- _Task description_
Reproduce, please, the span of lines beginning at the line with "Give me the" and ending at the line with "import * as", inclusive, minus any pictures.

- _Task material_
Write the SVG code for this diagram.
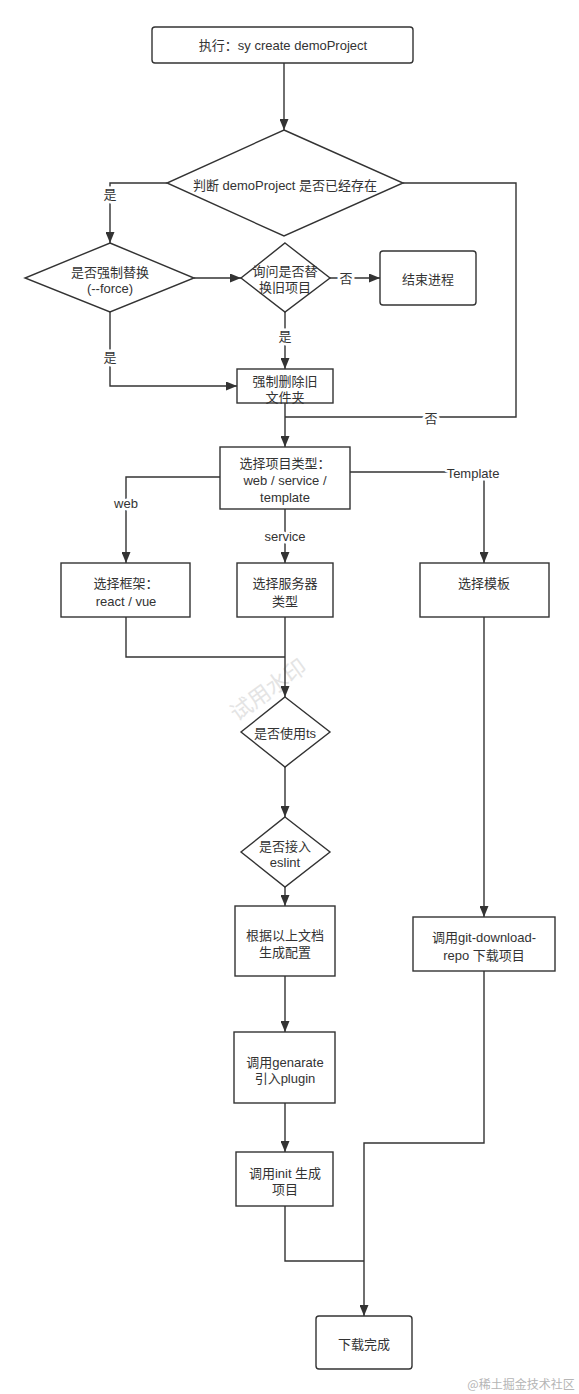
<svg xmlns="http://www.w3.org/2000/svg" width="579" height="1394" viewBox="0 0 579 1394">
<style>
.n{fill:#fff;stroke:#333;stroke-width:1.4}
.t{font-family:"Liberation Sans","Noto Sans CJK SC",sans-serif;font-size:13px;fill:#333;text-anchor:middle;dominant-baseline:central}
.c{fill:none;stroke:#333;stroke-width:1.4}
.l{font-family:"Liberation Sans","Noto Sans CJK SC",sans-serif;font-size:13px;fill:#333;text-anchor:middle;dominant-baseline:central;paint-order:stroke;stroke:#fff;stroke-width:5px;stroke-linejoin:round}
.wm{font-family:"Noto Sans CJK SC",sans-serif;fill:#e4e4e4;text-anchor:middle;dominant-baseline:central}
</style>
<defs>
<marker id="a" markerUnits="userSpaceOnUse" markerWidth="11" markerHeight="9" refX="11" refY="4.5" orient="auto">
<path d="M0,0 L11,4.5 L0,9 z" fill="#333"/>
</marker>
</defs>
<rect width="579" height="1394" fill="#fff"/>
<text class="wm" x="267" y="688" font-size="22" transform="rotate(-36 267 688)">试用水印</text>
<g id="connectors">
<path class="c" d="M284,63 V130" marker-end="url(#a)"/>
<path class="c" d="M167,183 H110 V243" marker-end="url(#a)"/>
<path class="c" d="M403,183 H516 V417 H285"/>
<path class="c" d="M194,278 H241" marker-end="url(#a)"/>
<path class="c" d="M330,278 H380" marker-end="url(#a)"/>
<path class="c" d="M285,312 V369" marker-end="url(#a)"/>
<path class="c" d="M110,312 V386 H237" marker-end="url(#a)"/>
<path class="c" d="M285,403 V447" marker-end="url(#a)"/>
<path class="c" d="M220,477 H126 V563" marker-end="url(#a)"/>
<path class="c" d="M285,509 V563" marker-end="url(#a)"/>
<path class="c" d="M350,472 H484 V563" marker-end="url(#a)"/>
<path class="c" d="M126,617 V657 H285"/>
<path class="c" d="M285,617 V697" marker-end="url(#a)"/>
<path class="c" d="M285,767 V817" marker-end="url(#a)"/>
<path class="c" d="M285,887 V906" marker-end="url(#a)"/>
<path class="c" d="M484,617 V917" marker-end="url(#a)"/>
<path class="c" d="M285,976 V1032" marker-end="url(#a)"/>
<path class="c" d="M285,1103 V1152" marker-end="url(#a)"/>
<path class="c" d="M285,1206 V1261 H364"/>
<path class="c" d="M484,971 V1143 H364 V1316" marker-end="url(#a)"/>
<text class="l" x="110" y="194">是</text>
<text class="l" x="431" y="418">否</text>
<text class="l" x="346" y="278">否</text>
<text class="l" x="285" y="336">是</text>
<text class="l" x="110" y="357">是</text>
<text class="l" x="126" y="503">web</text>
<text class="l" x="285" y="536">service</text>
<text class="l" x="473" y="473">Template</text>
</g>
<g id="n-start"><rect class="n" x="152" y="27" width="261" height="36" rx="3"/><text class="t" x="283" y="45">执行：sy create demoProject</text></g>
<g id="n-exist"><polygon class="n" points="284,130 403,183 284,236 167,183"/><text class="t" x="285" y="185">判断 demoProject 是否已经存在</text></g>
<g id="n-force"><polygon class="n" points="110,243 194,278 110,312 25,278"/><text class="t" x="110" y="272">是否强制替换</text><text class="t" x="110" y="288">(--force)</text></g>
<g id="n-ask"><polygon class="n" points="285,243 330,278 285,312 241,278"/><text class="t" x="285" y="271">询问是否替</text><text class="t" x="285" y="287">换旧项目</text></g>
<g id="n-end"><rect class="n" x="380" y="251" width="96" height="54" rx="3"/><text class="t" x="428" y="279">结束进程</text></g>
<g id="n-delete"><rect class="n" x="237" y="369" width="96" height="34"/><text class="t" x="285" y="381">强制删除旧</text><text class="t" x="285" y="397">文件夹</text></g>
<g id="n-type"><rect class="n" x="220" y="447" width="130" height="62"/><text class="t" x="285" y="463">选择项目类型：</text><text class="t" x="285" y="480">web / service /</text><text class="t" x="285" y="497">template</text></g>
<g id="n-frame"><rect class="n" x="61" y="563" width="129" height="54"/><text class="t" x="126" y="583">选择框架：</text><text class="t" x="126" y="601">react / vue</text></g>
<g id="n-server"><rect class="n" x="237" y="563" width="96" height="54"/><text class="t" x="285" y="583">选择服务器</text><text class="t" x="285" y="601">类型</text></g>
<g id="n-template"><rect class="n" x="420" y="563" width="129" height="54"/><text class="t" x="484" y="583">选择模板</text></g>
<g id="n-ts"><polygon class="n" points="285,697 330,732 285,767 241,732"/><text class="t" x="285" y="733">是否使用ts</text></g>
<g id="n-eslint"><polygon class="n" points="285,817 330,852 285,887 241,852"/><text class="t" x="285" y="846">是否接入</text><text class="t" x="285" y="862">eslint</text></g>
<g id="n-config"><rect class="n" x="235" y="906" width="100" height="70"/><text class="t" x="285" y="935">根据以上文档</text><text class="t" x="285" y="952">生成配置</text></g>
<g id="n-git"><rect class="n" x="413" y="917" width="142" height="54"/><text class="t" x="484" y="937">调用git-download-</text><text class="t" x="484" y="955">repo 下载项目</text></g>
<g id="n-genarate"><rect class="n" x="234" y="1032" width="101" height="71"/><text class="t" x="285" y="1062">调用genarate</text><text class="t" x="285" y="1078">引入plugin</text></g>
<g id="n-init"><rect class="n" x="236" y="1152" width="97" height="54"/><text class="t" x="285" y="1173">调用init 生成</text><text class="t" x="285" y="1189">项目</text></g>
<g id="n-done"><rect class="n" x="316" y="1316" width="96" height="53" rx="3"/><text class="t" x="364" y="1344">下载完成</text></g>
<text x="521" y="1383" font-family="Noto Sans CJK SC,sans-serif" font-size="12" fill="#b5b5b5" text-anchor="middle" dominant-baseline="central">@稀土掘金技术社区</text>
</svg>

* * *

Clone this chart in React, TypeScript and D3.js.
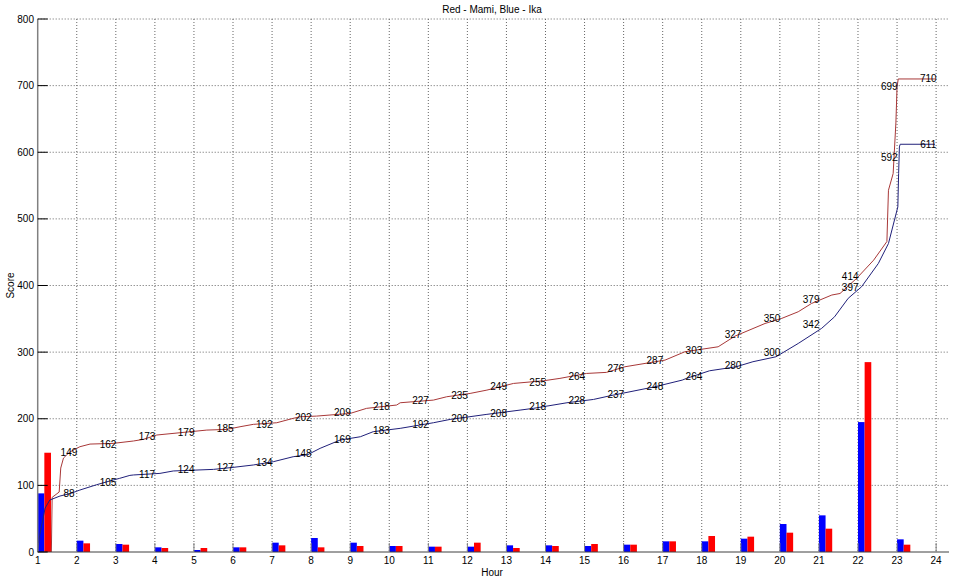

--

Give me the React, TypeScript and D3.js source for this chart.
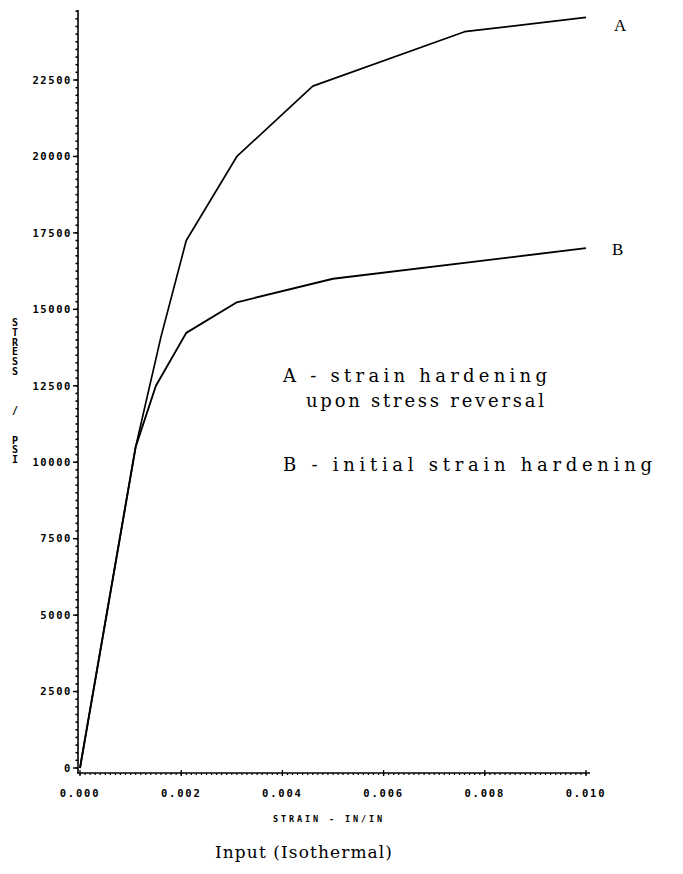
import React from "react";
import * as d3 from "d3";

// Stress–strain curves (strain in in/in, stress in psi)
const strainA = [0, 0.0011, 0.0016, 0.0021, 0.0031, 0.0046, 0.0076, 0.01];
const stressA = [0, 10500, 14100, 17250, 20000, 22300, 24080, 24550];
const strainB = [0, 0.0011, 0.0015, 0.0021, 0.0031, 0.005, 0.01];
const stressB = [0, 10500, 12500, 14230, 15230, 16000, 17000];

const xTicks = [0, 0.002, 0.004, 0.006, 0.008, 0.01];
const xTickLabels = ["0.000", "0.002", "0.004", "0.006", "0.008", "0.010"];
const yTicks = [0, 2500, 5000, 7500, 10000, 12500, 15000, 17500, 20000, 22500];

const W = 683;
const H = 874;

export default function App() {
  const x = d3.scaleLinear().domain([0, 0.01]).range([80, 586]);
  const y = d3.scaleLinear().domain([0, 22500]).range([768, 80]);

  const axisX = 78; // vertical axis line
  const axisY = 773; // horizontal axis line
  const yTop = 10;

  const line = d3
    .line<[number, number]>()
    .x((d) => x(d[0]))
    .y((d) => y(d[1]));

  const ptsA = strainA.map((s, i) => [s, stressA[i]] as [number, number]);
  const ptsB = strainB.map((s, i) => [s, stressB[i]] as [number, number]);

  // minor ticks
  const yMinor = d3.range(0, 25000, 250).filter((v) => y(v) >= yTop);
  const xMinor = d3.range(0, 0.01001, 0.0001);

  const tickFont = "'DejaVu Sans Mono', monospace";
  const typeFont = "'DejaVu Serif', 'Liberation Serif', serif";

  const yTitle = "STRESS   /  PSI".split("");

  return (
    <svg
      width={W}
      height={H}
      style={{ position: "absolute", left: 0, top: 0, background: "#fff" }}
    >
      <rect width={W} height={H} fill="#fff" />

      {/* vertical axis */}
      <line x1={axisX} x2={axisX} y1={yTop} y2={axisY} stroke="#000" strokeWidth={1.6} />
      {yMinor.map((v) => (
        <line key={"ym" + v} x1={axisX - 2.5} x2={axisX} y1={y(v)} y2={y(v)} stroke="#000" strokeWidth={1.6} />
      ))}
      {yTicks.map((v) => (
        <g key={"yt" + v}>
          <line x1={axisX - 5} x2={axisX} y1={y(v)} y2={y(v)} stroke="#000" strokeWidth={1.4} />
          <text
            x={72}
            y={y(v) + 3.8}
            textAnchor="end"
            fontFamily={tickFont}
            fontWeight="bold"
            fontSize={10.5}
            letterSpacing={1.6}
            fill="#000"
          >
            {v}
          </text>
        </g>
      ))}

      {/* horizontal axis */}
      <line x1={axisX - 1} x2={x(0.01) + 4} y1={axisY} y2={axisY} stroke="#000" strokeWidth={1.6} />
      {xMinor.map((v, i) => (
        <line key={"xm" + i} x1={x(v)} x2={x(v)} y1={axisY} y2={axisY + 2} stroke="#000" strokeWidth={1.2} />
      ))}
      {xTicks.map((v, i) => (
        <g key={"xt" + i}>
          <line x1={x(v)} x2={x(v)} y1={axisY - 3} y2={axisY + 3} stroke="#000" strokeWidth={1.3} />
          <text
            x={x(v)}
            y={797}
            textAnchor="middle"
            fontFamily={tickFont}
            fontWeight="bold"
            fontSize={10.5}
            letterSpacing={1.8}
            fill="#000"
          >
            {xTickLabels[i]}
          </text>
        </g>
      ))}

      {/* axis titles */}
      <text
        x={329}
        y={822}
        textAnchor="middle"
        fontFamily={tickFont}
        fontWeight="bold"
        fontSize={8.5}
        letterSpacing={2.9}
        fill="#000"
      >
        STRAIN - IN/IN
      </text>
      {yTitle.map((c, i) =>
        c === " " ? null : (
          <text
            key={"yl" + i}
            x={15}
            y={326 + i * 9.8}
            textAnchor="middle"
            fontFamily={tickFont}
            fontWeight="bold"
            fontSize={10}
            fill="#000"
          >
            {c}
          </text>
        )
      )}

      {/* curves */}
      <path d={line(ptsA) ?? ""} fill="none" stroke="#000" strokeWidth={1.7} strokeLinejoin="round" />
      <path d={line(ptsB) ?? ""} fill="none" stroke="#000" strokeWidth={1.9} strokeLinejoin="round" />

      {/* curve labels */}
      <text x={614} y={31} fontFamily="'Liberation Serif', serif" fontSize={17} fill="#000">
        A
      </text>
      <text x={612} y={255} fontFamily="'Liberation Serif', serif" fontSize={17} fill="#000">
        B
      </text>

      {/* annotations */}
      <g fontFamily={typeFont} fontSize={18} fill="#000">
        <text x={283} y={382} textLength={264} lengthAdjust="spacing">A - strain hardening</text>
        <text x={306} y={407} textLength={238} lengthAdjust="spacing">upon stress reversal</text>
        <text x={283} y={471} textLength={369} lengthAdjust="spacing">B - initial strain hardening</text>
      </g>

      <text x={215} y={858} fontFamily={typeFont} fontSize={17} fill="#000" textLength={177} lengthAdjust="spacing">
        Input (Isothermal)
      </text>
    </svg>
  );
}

- _Output for this task_
Give me the React, TypeScript and D3.js source for this chart.
import React from "react";
import * as d3 from "d3";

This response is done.